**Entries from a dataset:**

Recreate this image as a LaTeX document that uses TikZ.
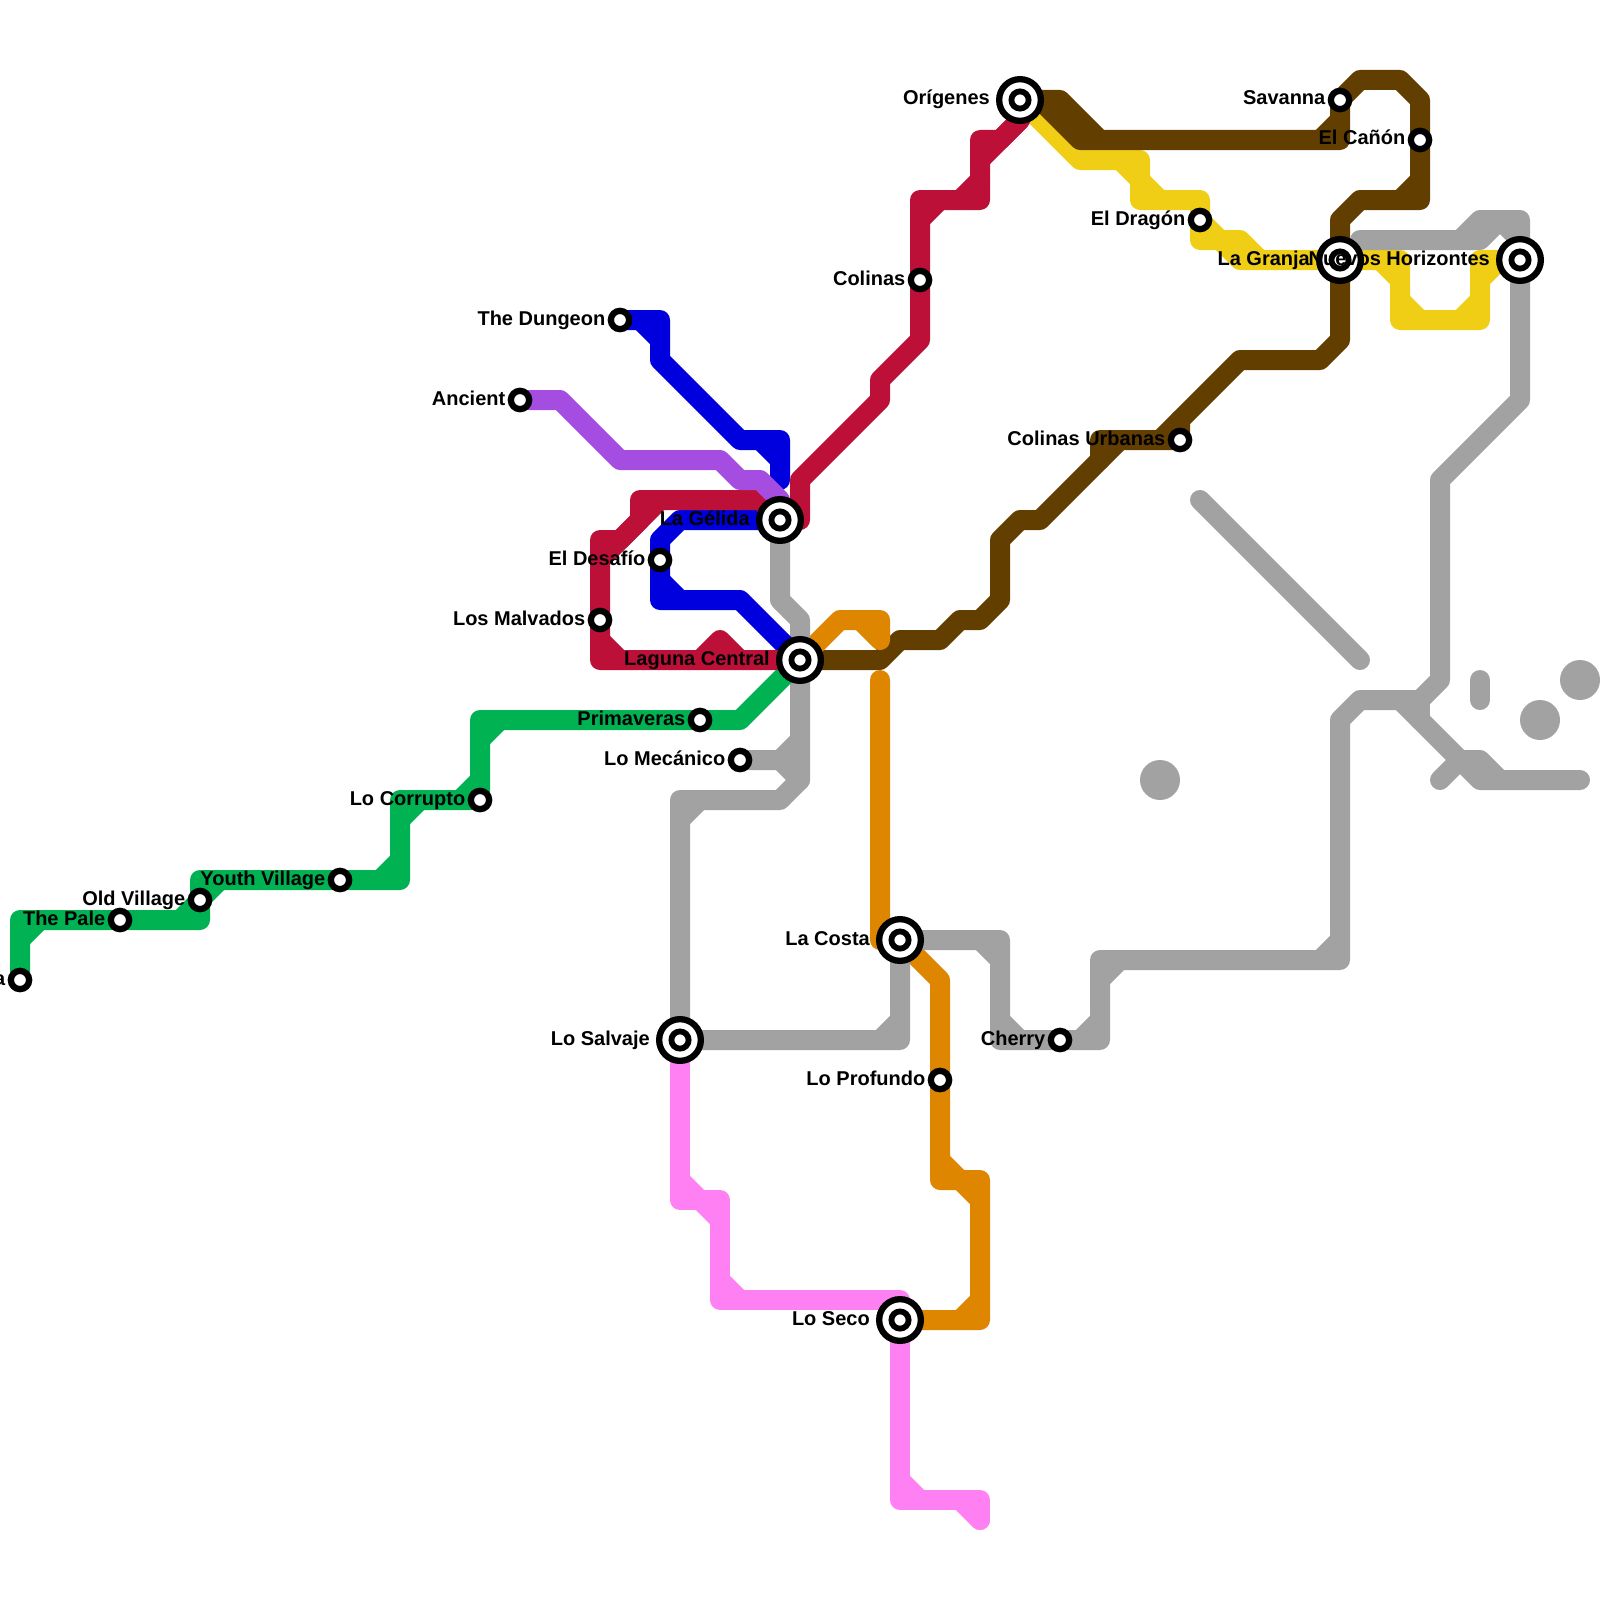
\documentclass[tikz,border=0pt]{standalone}
\usepackage{fontspec}
\setmainfont{Liberation Sans}
\definecolor{lyellow}{HTML}{F0CE15}
\definecolor{lbrown}{HTML}{623F00}
\definecolor{lorange}{HTML}{DF8600}
\definecolor{lgray}{HTML}{A2A2A2}
\definecolor{lpink}{HTML}{FF80F2}
\definecolor{lgreen}{HTML}{00B251}
\definecolor{lblue}{HTML}{0000DE}
\definecolor{lred}{HTML}{BD1038}
\definecolor{lpurple}{HTML}{A44DE0}
\tikzset{
  metro/.style={line width=20pt,line join=round,line cap=round},
  stop/.style={circle,draw=black,fill=white,line width=6.3pt,inner sep=0pt,minimum size=18.3pt},
  hub/.style={circle,draw=black,fill=white,line width=6.3pt,inner sep=0pt,minimum size=41.7pt},
  hubcore/.style={circle,draw=black,fill=white,line width=5.8pt,inner sep=0pt,minimum size=17.2pt},
  lbl/.style={anchor=base east,inner sep=0pt,yshift=-5pt,font=\fontsize{20}{24}\selectfont\bfseries,text=black},
  lblstop/.style={lbl,xshift=-14.5pt},
  lblhub/.style={lbl,xshift=-30pt},
}
\begin{document}
\begin{tikzpicture}[x=1pt,y=-1pt]
\useasboundingbox (0,0) rectangle (1600,1600);
% station positions
\coordinate (cOri) at (1020,100);
\coordinate (cSavanna) at (1340,100);
\coordinate (cCanon) at (1420,140);
\coordinate (cDragon) at (1200,220);
\coordinate (cGranja) at (1340,260);
\coordinate (cNuevos) at (1520,260);
\coordinate (cUrb) at (1180,440);
\coordinate (cColinas) at (920,280);
\coordinate (cDungeon) at (620,320);
\coordinate (cAncient) at (520,400);
\coordinate (cGelida) at (780,520);
\coordinate (cDesafio) at (660,560);
\coordinate (cMalv) at (600,620);
\coordinate (cLaguna) at (800,660);
\coordinate (cPrim) at (700,720);
\coordinate (cMec) at (740,760);
\coordinate (cCorr) at (480,800);
\coordinate (cYouth) at (340,880);
\coordinate (cOld) at (200,900);
\coordinate (cPale) at (120,920);
\coordinate (cEnd) at (20,980);
\coordinate (cCosta) at (900,940);
\coordinate (cSalvaje) at (680,1040);
\coordinate (cCherry) at (1060,1040);
\coordinate (cProf) at (940,1080);
\coordinate (cSeco) at (900,1320);
% yellow
\draw[metro,lyellow] (cOri)--(1080,160)--(1140,160)--(1140,200)--(1200,200)--(cDragon)--(1200,240)--(1240,240)--(1260,260)--(cGranja)--(1400,260)--(1400,320)--(1480,320)--(1480,260)--(cNuevos);
\draw[metro,lyellow] (1120,160)--(1140,180)--(1160,200);
\draw[metro,lyellow] (cDragon)--(1220,240)--(1240,260)--(1260,260);
\draw[metro,lyellow] (1380,260)--(1400,280);
\draw[metro,lyellow] (1400,300)--(1420,320);
\draw[metro,lyellow] (1460,320)--(1480,300);
\draw[metro,lyellow] (1480,280)--(1500,260);
% brown
\draw[metro,lbrown] (cOri)--(1060,100)--(1100,140)--(1340,140)--(cSavanna)--(1360,80)--(1400,80)--(1420,100)--(cCanon)--(1420,200)--(1360,200)--(1340,220)--(cGranja)--(1340,340)--(1320,360)--(1240,360)--(1180,420)--(cUrb)--(1100,440)--(1100,460)--(1040,520)--(1020,520)--(1000,540)--(1000,600)--(980,620)--(960,620)--(940,640)--(900,640)--(880,660)--(cLaguna);
\draw[metro,lbrown] (1040,100)--(1080,140)--(1100,140);
\draw[metro,lbrown] (1320,140)--(1340,120);
\draw[metro,lbrown] (1400,200)--(1420,180);
\draw[metro,lbrown] (1180,420)--(1160,440);
\draw[metro,lbrown] (1120,440)--(1100,460);
% orange
\draw[metro,lorange] (cLaguna)--(840,620)--(880,620)--(880,640)--(860,620);
\draw[metro,lorange] (880,680)--(880,940)--(cCosta)--(940,980)--(cProf)--(940,1180)--(980,1180)--(980,1320)--(cSeco);
\draw[metro,lorange] (940,1160)--(960,1180)--(980,1200);
\draw[metro,lorange] (960,1320)--(980,1300);
% gray
\draw[metro,lgray] (cGelida)--(780,600)--(800,620)--(cLaguna)--(800,780)--(780,800)--(680,800)--(cSalvaje)--(900,1040)--(cCosta)--(1000,940)--(1000,1040)--(cCherry)--(1100,1040)--(1100,960)--(1340,960)--(1340,720)--(1360,700)--(1420,700)--(1440,680)--(1440,480)--(1520,400)--(cNuevos)--(1520,220)--(1480,220)--(1460,240);
\draw[metro,lgray] (1360,240)--(1480,240)--(1500,220)--(1520,240);
\draw[metro,lgray] (680,820)--(700,800);
\draw[metro,lgray] (cMec)--(780,760)--(800,780);
\draw[metro,lgray] (780,760)--(800,740);
\draw[metro,lgray] (880,1040)--(900,1020);
\draw[metro,lgray] (980,940)--(1000,960);
\draw[metro,lgray] (1000,1020)--(1020,1040);
\draw[metro,lgray] (1080,1040)--(1100,1020);
\draw[metro,lgray] (1100,980)--(1120,960);
\draw[metro,lgray] (1320,960)--(1340,940);
\draw[metro,lgray] (1400,700)--(1480,780)--(1580,780);
\draw[metro,lgray] (1420,700)--(1420,720);
\draw[metro,lgray] (1440,780)--(1460,760)--(1480,760)--(1500,780);
\draw[metro,lgray] (1480,680)--(1480,700);
\draw[metro,lgray] (1200,500)--(1360,660);
\fill[lgray] (1160,780) circle (20pt);
\fill[lgray] (1540,720) circle (20pt);
\fill[lgray] (1580,680) circle (20pt);
% pink
\draw[metro,lpink] (cSalvaje)--(680,1200)--(720,1200)--(720,1300)--(900,1300)--(cSeco)--(900,1500)--(980,1500)--(980,1520);
\draw[metro,lpink] (680,1180)--(700,1200)--(720,1220);
\draw[metro,lpink] (720,1280)--(740,1300);
\draw[metro,lpink] (900,1480)--(920,1500);
\draw[metro,lpink] (960,1500)--(980,1520);
% green
\draw[metro,lgreen] (cLaguna)--(740,720)--(cPrim)--(480,720)--(cCorr)--(400,800)--(400,880)--(cYouth)--(200,880)--(cOld)--(200,920)--(cPale)--(20,920)--(cEnd);
\draw[metro,lgreen] (480,740)--(500,720);
\draw[metro,lgreen] (460,800)--(480,780);
\draw[metro,lgreen] (400,820)--(420,800);
\draw[metro,lgreen] (380,880)--(400,860);
\draw[metro,lgreen] (220,880)--(200,900)--(180,920);
\draw[metro,lgreen] (20,940)--(40,920);
% blue
\draw[metro,lblue] (cDungeon)--(660,320)--(660,360)--(740,440)--(780,440)--(780,480);
\draw[metro,lblue] (640,320)--(660,340);
\draw[metro,lblue] (760,440)--(780,460);
\draw[metro,lblue] (cGelida)--(680,520)--(660,540)--(cDesafio)--(660,600)--(740,600)--(cLaguna);
\draw[metro,lblue] (660,580)--(680,600);
% red
\draw[metro,lred] (cLaguna)--(600,660)--(cMalv)--(600,540)--(620,540)--(640,520)--(640,500)--(760,500)--(cGelida)--(800,520)--(800,480)--(880,400)--(880,380)--(920,340)--(cColinas)--(920,200)--(980,200)--(980,140)--(1000,140)--(1020,120)--(cOri);
\draw[metro,lred] (600,640)--(620,660);
\draw[metro,lred] (700,660)--(720,640)--(740,660);
\draw[metro,lred] (600,560)--(660,500);
\draw[metro,lred] (920,220)--(940,200);
\draw[metro,lred] (960,200)--(980,180);
\draw[metro,lred] (980,160)--(1020,120);
% purple
\draw[metro,lpurple] (cAncient)--(560,400)--(620,460)--(720,460)--(740,480)--(760,480)--(780,500)--(cGelida);
% interchanges
\foreach \c/\n in {cOri/Ori,cGranja/Granja,cNuevos/Nuevos,cGelida/Gelida,cLaguna/Laguna,cCosta/Costa,cSalvaje/Salvaje,cSeco/Seco}{
  \node[hub] (h\n) at (\c) {};
  \node[hubcore] (n\n) at (\c) {};
}
% stops
\foreach \c/\n in {cSavanna/nSavanna,cCanon/nCanon,cDragon/nDragon,cUrb/nUrb,cColinas/nColinas,cDungeon/nDungeon,cAncient/nAncient,cDesafio/nDesafio,cMalv/nMalv,cPrim/nPrim,cMec/nMec,cCorr/nCorr,cYouth/nYouth,cOld/nOld,cPale/nPale,cEnd/nEnd,cCherry/nCherry,cProf/nProf}
  \node[stop] (\n) at (\c) {};
% labels
\node[lblhub] (tOri) at (cOri) {Orígenes};
\node[lblstop] (tSavanna) at (cSavanna) {Savanna};
\node[lblstop] (tCanon) at (cCanon) {El Cañón};
\node[lblstop] (tDragon) at (cDragon) {El Dragón};
\node[lblhub] (tGranja) at (cGranja) {La Granja};
\node[lblhub] (tNuevos) at (cNuevos) {Nuevos Horizontes};
\node[lblstop] (tUrb) at (cUrb) {Colinas Urbanas};
\node[lblstop] (tColinas) at (cColinas) {Colinas};
\node[lblstop] (tDungeon) at (cDungeon) {The Dungeon};
\node[lblstop] (tAncient) at (cAncient) {Ancient};
\node[lblhub] (tGelida) at (cGelida) {La Gélida};
\node[lblstop] (tDesafio) at (cDesafio) {El Desafío};
\node[lblstop] (tMalv) at (cMalv) {Los Malvados};
\node[lblhub] (tLaguna) at (cLaguna) {Laguna Central};
\node[lblstop] (tPrim) at (cPrim) {Primaveras};
\node[lblstop] (tMec) at (cMec) {Lo Mecánico};
\node[lblstop] (tCorr) at (cCorr) {Lo Corrupto};
\node[lblstop] (tYouth) at (cYouth) {Youth Village};
\node[lblstop] (tOld) at (cOld) {Old Village};
\node[lblstop] (tPale) at (cPale) {The Pale};
\node[lblstop] (tEnd) at (cEnd) {a};
\node[lblhub] (tCosta) at (cCosta) {La Costa};
\node[lblhub] (tSalvaje) at (cSalvaje) {Lo Salvaje};
\node[lblstop] (tCherry) at (cCherry) {Cherry};
\node[lblstop] (tProf) at (cProf) {Lo Profundo};
\node[lblhub] (tSeco) at (cSeco) {Lo Seco};
\end{tikzpicture}
\end{document}
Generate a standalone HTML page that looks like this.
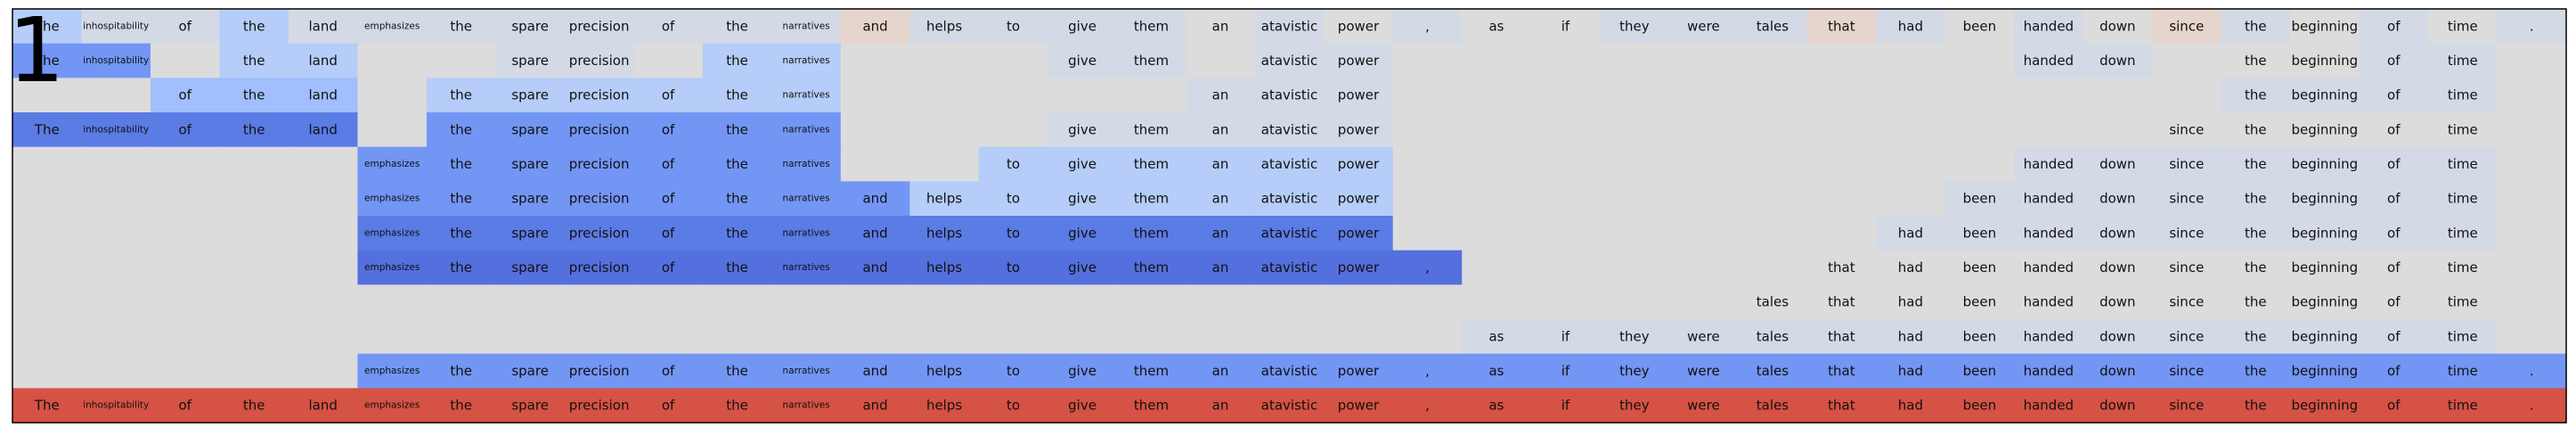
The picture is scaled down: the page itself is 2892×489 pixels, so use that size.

**Task statement:**
Each line from the one that contains "Generate a standalone" through the end of the records should be restated exactly; include both end lines and leave any pictures out.

**Response to this exercise:**
Generate a standalone HTML page that looks like this.
The picture is scaled down: the page itself is 2892×489 pixels, so use that size.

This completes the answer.